Duterte: “Sorry to God” but not to any religious leader

Philippine president says he ‘will not anymore speak about the Church in the meantime’

Manila: In a bid to end the controversy involving his personal beliefs, Philippine President Rodrigo Duterte said he has apologised to God directly for his actions while pointing out that he is not seeking forgiveness from any religious leader.


Duterte apologised for his actions during a meeting with Brother Eduardo Villanueva, Founder of the non-Catholic group, Jesus Is Lord Church Worldwide (JILCW) in Malacañang Park late on Tuesday.

The apology by the president can be seen in a video posted on the official Facebook page of the Presidential Communications Operations Office (PCOO).

“Sorry, God. I said sorry, God. If God is taken in a generic term by everybody listening then that’s well and good,” the president said.

Villanueva, for his part said he is confident that the apology would put a stop to a controversy that has practically gripped the country and eroded confidence for the national leader in a predominantly Christian nation of more than 100 million.

“I am glad that the President has apologised to the Living GOD. Only the LORD our GOD can judge our sincerity. Moving forward, I hope the President can lead us towards greater unity & respect for one’s faith and religion and to focus all energy on policies that can uplift the nation!,” Villanueva said.

Earlier on Monday, Duterte met with Archbishop Romulo Valles, head of the Catholic Bishops’ Conference of the Philippines (CBCP).

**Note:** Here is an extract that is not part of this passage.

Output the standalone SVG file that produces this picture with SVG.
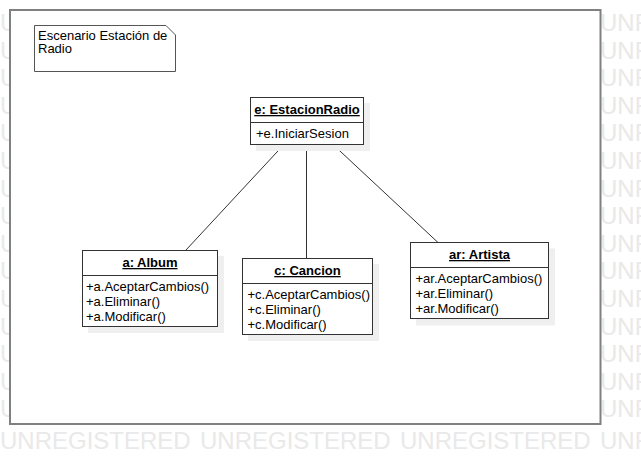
<svg xmlns="http://www.w3.org/2000/svg" width="641" height="465" viewBox="0 0 641 465">
<defs>
<style>
.wm{font-family:"Liberation Sans",Arial,sans-serif;font-size:24px;fill:#e9e9e9}
.t{font-family:"Liberation Sans",Arial,sans-serif;font-size:13px;fill:#000}
.title{font-weight:bold;text-anchor:middle;text-decoration:underline}
.box{fill:#fff;stroke:#333;stroke-width:1}
.shadow{fill:#efefef}
.div{stroke:#333;stroke-width:1}
.conn{stroke:#333;stroke-width:1;fill:none}
</style>
</defs>
<rect width="641" height="465" fill="#fff"/>
<g id="watermark" class="wm">
<text x="0" y="31">U</text><text x="600" y="31">UNR</text>
<text x="0" y="58.6">U</text><text x="600" y="58.6">UNR</text>
<text x="0" y="86.2">U</text><text x="600" y="86.2">UNR</text>
<text x="0" y="113.8">U</text><text x="600" y="113.8">UNR</text>
<text x="0" y="141.4">U</text><text x="600" y="141.4">UNR</text>
<text x="0" y="169">U</text><text x="600" y="169">UNR</text>
<text x="0" y="196.6">U</text><text x="600" y="196.6">UNR</text>
<text x="0" y="224.2">U</text><text x="600" y="224.2">UNR</text>
<text x="0" y="251.8">U</text><text x="600" y="251.8">UNR</text>
<text x="0" y="279.4">U</text><text x="600" y="279.4">UNR</text>
<text x="0" y="307">U</text><text x="600" y="307">UNR</text>
<text x="0" y="334.6">U</text><text x="600" y="334.6">UNR</text>
<text x="0" y="362.2">U</text><text x="600" y="362.2">UNR</text>
<text x="0" y="389.8">U</text><text x="600" y="389.8">UNR</text>
<text x="0" y="417.4">U</text><text x="600" y="417.4">UNR</text>
<text y="449"><tspan x="0">UNREGISTERED</tspan><tspan x="200">UNREGISTERED</tspan><tspan x="400">UNREGISTERED</tspan><tspan x="600">UNR</tspan></text>
</g>
<g id="frame">
<rect x="10" y="10" width="590.5" height="414" fill="#fff" stroke="#808080" stroke-width="2"/>
</g>
<g id="note">
<path d="M34.5,25.5 H166 L175.5,35 V71.5 H34.5 Z" fill="#fff" stroke="#555" stroke-width="1"/>
<text class="t" x="38" y="40">Escenario Estación de</text>
<text class="t" x="38" y="53">Radio</text>
</g>
<g id="connectors">
<line class="conn" x1="283.5" y1="145" x2="186" y2="250"/>
<line class="conn" x1="306.5" y1="145" x2="306.5" y2="258"/>
<line class="conn" x1="333.5" y1="145" x2="438" y2="242.5"/>
</g>
<g id="estacionRadio">
<rect class="shadow" x="256" y="103" width="114" height="48"/>
<rect class="box" x="250.5" y="97.5" width="113" height="47"/>
<line class="div" x1="250.5" y1="122.5" x2="363.5" y2="122.5"/>
<text class="t title" x="307" y="114">e: EstacionRadio</text>
<text class="t" x="256" y="137.5">+e.IniciarSesion</text>
</g>
<g id="album">
<rect class="shadow" x="88" y="256" width="136" height="77"/>
<rect class="box" x="82.5" y="250.5" width="135" height="76"/>
<line class="div" x1="82.5" y1="275.5" x2="217.5" y2="275.5"/>
<text class="t title" x="150" y="267">a: Album</text>
<text class="t" x="86" y="291">+a.AceptarCambios()</text>
<text class="t" x="86" y="306">+a.Eliminar()</text>
<text class="t" x="86" y="321">+a.Modificar()</text>
</g>
<g id="cancion">
<rect class="shadow" x="248" y="264" width="131" height="77"/>
<rect class="box" x="242.5" y="258.5" width="130" height="76"/>
<line class="div" x1="242.5" y1="283.5" x2="372.5" y2="283.5"/>
<text class="t title" x="307.5" y="275">c: Cancion</text>
<text class="t" x="247.5" y="299">+c.AceptarCambios()</text>
<text class="t" x="247.5" y="314">+c.Eliminar()</text>
<text class="t" x="247.5" y="329">+c.Modificar()</text>
</g>
<g id="artista">
<rect class="shadow" x="416" y="248.5" width="139" height="77"/>
<rect class="box" x="410.5" y="242.5" width="138" height="76"/>
<line class="div" x1="410.5" y1="267.5" x2="548.5" y2="267.5"/>
<text class="t title" x="479.5" y="259">ar: Artista</text>
<text class="t" x="415.5" y="283">+ar.AceptarCambios()</text>
<text class="t" x="415.5" y="298">+ar.Eliminar()</text>
<text class="t" x="415.5" y="313">+ar.Modificar()</text>
</g>
</svg>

The meeting, held at the palace, was part of a dialogue the president himself has called in a bid to mend ties with the Catholic Church.

According to presidential spokesman Harry Secretary Roque, the president said after talking with Archbishop Valles that he “will not anymore speak about the Church in the meantime”.

Duterte had, on several occasions derided the belief in God.

The President had been under severe criticism for issuing statements on a subject that no other leader in the country had dared touch — religion.

On Tuesday, the President, during the National Micro, Small and Medium Enterprise Summit in Manila, said he is “not attacking the Church.”

“What I said that if you use religion as a forum to criticise leaders, I was not referring to any religion,” he said.

Religious leaders in the country, particularly exercise so much influence in politics that they have the capacity to play a strong role in toppling presidents.

During the mid-1980s, support from then Manila prelate Cardinal Jaime Sin played a role in ousting then President Ferdinand Marcos through so-called “People Power.”

A similar situation was repeated when President Joseph Estrada was toppled in an uprising in 2001.

Duterte had said that his controversial statements was aimed at peeving the Church and testing the limits of its tolerance.

“I was only shaking the tree,” he had said.